Source excerpt:
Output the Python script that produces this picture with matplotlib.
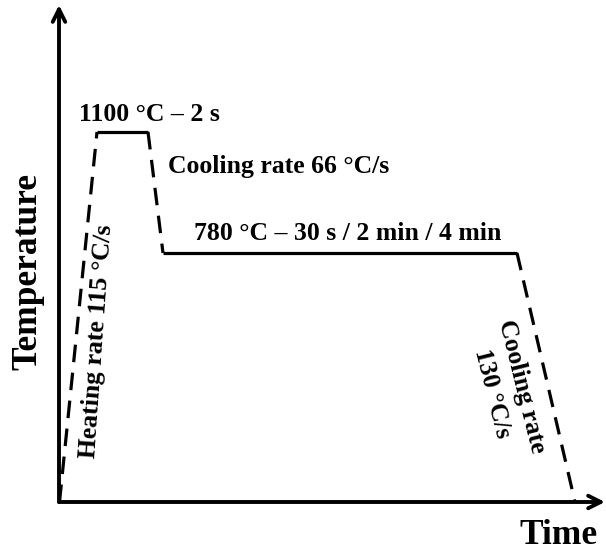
import matplotlib
matplotlib.use("Agg")
import matplotlib.pyplot as plt

# schematic profile (arbitrary units: time, temperature)
time_pts = [0.5, 38, 89, 104, 458, 516]
temp_pts = [0, 370, 370, 249, 249, 0]
seg_styles = ["--", "-", "--", "-", "--"]

label_hold_hi = "1100 °C – 2 s"
label_cool1 = "Cooling rate 66 °C/s"
label_hold_lo = "780 °C – 30 s / 2 min / 4 min"
label_heat = "Heating rate 115 °C/s"
label_cool2 = "Cooling rate\n130 °C/s"
xlabel = "Time"
ylabel = "Temperature"

W, H = 606, 552
fig = plt.figure(figsize=(W / 100, H / 100), dpi=100)
x0, y0 = 59, 502          # origin in pixels
x1, y1 = 605, 5           # arrow tips
ax = fig.add_axes([x0 / W, (H - y0) / H, (x1 - x0) / W, (y0 - y1) / H])
ax.set_xlim(0, x1 - x0)
ax.set_ylim(0, y0 - y1)
ax.axis("off")

font = dict(family=["Liberation Serif", "DejaVu Serif"], fontweight="bold")

for i, st in enumerate(seg_styles):
    kw = dict(color="black", lw=2.3, solid_capstyle="butt")
    line, = ax.plot(time_pts[i:i + 2], temp_pts[i:i + 2], linestyle=st, **kw)
    if st == "--":
        line.set_dashes((5.5, 3.3))

# axes arrows
arrow = dict(arrowstyle="->,head_length=0.9,head_width=0.45", lw=2.8, color="black",
             shrinkA=0, shrinkB=0)
ax.annotate("", xy=(0, 1), xytext=(0, 0), xycoords="axes fraction", textcoords="axes fraction",
            arrowprops=arrow, annotation_clip=False)
ax.annotate("", xy=(1, 0), xytext=(0, 0), xycoords="axes fraction", textcoords="axes fraction",
            arrowprops=arrow, annotation_clip=False)

fs = 18.5
ax.text(20, 381, label_hold_hi, ha="left", va="baseline", fontsize=fs, **font)
ax.text(109, 329, label_cool1, ha="left", va="baseline", fontsize=fs, **font)
ax.text(289, 262, label_hold_lo, ha="center", va="baseline", fontsize=fs, **font)
ax.text(38, 161, label_heat, ha="center", va="center", rotation=86,
        rotation_mode="anchor", fontsize=fs, **font)
ax.text(448, 112, label_cool2, ha="center", va="center", rotation=-76,
        rotation_mode="anchor", multialignment="center", linespacing=1.4, fontsize=fs, **font)

fig.text(28 / W, 1 - 272 / H, ylabel, ha="center", va="center", rotation=90, fontsize=25.5, **font)
fig.text(558 / W, 1 - 535 / H, xlabel, ha="center", va="center", fontsize=25.5, **font)

fig.savefig("out.png", dpi=100, facecolor="white")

What this task involves:
Write out each line of the data exactly; the images should be left out.

The output:
Output the Python script that produces this picture with matplotlib.
import matplotlib
matplotlib.use("Agg")
import matplotlib.pyplot as plt

# schematic profile (arbitrary units: time, temperature)
time_pts = [0.5, 38, 89, 104, 458, 516]
temp_pts = [0, 370, 370, 249, 249, 0]
seg_styles = ["--", "-", "--", "-", "--"]

label_hold_hi = "1100 °C – 2 s"
label_cool1 = "Cooling rate 66 °C/s"
label_hold_lo = "780 °C – 30 s / 2 min / 4 min"
label_heat = "Heating rate 115 °C/s"
label_cool2 = "Cooling rate\n130 °C/s"
xlabel = "Time"
ylabel = "Temperature"

W, H = 606, 552
fig = plt.figure(figsize=(W / 100, H / 100), dpi=100)
x0, y0 = 59, 502          # origin in pixels
x1, y1 = 605, 5           # arrow tips
ax = fig.add_axes([x0 / W, (H - y0) / H, (x1 - x0) / W, (y0 - y1) / H])
ax.set_xlim(0, x1 - x0)
ax.set_ylim(0, y0 - y1)
ax.axis("off")

font = dict(family=["Liberation Serif", "DejaVu Serif"], fontweight="bold")

for i, st in enumerate(seg_styles):
    kw = dict(color="black", lw=2.3, solid_capstyle="butt")
    line, = ax.plot(time_pts[i:i + 2], temp_pts[i:i + 2], linestyle=st, **kw)
    if st == "--":
        line.set_dashes((5.5, 3.3))

# axes arrows
arrow = dict(arrowstyle="->,head_length=0.9,head_width=0.45", lw=2.8, color="black",
             shrinkA=0, shrinkB=0)
ax.annotate("", xy=(0, 1), xytext=(0, 0), xycoords="axes fraction", textcoords="axes fraction",
            arrowprops=arrow, annotation_clip=False)
ax.annotate("", xy=(1, 0), xytext=(0, 0), xycoords="axes fraction", textcoords="axes fraction",
            arrowprops=arrow, annotation_clip=False)

fs = 18.5
ax.text(20, 381, label_hold_hi, ha="left", va="baseline", fontsize=fs, **font)
ax.text(109, 329, label_cool1, ha="left", va="baseline", fontsize=fs, **font)
ax.text(289, 262, label_hold_lo, ha="center", va="baseline", fontsize=fs, **font)
ax.text(38, 161, label_heat, ha="center", va="center", rotation=86,
        rotation_mode="anchor", fontsize=fs, **font)
ax.text(448, 112, label_cool2, ha="center", va="center", rotation=-76,
        rotation_mode="anchor", multialignment="center", linespacing=1.4, fontsize=fs, **font)

fig.text(28 / W, 1 - 272 / H, ylabel, ha="center", va="center", rotation=90, fontsize=25.5, **font)
fig.text(558 / W, 1 - 535 / H, xlabel, ha="center", va="center", fontsize=25.5, **font)

fig.savefig("out.png", dpi=100, facecolor="white")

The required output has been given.